== To be done ==
Extract the whole listing as it stands. Do not include the pictures.

== Supplied information ==
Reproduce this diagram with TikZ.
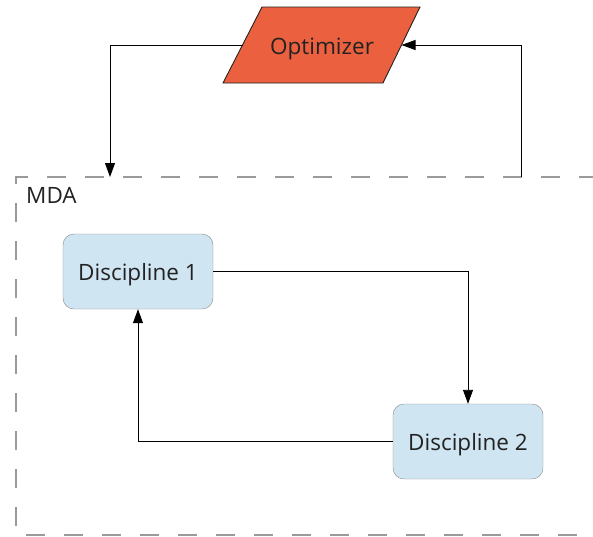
\documentclass[tikz,border=0pt]{standalone}
\usepackage{fontspec}
\setmainfont{Open Sans}
\usetikzlibrary{arrows.meta}
\definecolor{optfill}{HTML}{EB603F}
\definecolor{discfill}{HTML}{D0E5F2}
\definecolor{framegray}{HTML}{9A9A9A}
\definecolor{boxgray}{HTML}{888888}
\definecolor{ink}{HTML}{222222}
\tikzset{
  x=1pt, y=-1pt,
  lbl/.style={font=\fontsize{22.5}{26}\selectfont, text=ink, text height=17pt, text depth=0pt},
  disc/.style={lbl, draw=boxgray, fill=discfill, rounded corners=11pt, minimum width=150pt,
    minimum height=75pt, inner sep=0pt},
  optshape/.style={draw=ink, fill=optfill, line width=0.9pt, line join=miter},
  flow/.style={draw=black, line width=0.9pt, -{Triangle[length=14pt,width=10pt]}},
  mda/.style={draw=framegray, line width=1.4pt, dash pattern=on 19pt off 19pt, dash phase=16pt}
}
\begin{document}
\begin{tikzpicture}
\useasboundingbox (0,0) rectangle (593,536);
% MDA frame (runs off the right edge)
\draw[mda] (620,177) -- (16,177) -- (16,535) -- (620,535);
\node[lbl, anchor=north west, inner sep=0pt] (mdalabel) at (26,186) {MDA};
% optimizer parallelogram
\coordinate (optL) at (242.5,45);
\coordinate (optR) at (401.5,45);
\draw[optshape] (262,7) -- (420,7) -- (383,83) -- (223,83) -- cycle;
\node[lbl] (opt) at (322,45.5) {Optimizer};
% disciplines
\node[disc] (d1) at (138,271.5) {Discipline 1};
\node[disc] (d2) at (468,441.5) {Discipline 2};
\coordinate (mdain) at (110,177);
\coordinate (mdaout) at (521,177);
% connectors
\draw[flow] (optL) -| (mdain);
\draw[flow] (mdaout) |- (optR);
\draw[flow] (d1.east) -| (d2.north);
\draw[flow] (d2.west) -| (d1.south);
\end{tikzpicture}
\end{document}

== Reply ==
Reproduce this diagram with TikZ.
\documentclass[tikz,border=0pt]{standalone}
\usepackage{fontspec}
\setmainfont{Open Sans}
\usetikzlibrary{arrows.meta}
\definecolor{optfill}{HTML}{EB603F}
\definecolor{discfill}{HTML}{D0E5F2}
\definecolor{framegray}{HTML}{9A9A9A}
\definecolor{boxgray}{HTML}{888888}
\definecolor{ink}{HTML}{222222}
\tikzset{
  x=1pt, y=-1pt,
  lbl/.style={font=\fontsize{22.5}{26}\selectfont, text=ink, text height=17pt, text depth=0pt},
  disc/.style={lbl, draw=boxgray, fill=discfill, rounded corners=11pt, minimum width=150pt,
    minimum height=75pt, inner sep=0pt},
  optshape/.style={draw=ink, fill=optfill, line width=0.9pt, line join=miter},
  flow/.style={draw=black, line width=0.9pt, -{Triangle[length=14pt,width=10pt]}},
  mda/.style={draw=framegray, line width=1.4pt, dash pattern=on 19pt off 19pt, dash phase=16pt}
}
\begin{document}
\begin{tikzpicture}
\useasboundingbox (0,0) rectangle (593,536);
% MDA frame (runs off the right edge)
\draw[mda] (620,177) -- (16,177) -- (16,535) -- (620,535);
\node[lbl, anchor=north west, inner sep=0pt] (mdalabel) at (26,186) {MDA};
% optimizer parallelogram
\coordinate (optL) at (242.5,45);
\coordinate (optR) at (401.5,45);
\draw[optshape] (262,7) -- (420,7) -- (383,83) -- (223,83) -- cycle;
\node[lbl] (opt) at (322,45.5) {Optimizer};
% disciplines
\node[disc] (d1) at (138,271.5) {Discipline 1};
\node[disc] (d2) at (468,441.5) {Discipline 2};
\coordinate (mdain) at (110,177);
\coordinate (mdaout) at (521,177);
% connectors
\draw[flow] (optL) -| (mdain);
\draw[flow] (mdaout) |- (optR);
\draw[flow] (d1.east) -| (d2.north);
\draw[flow] (d2.west) -| (d1.south);
\end{tikzpicture}
\end{document}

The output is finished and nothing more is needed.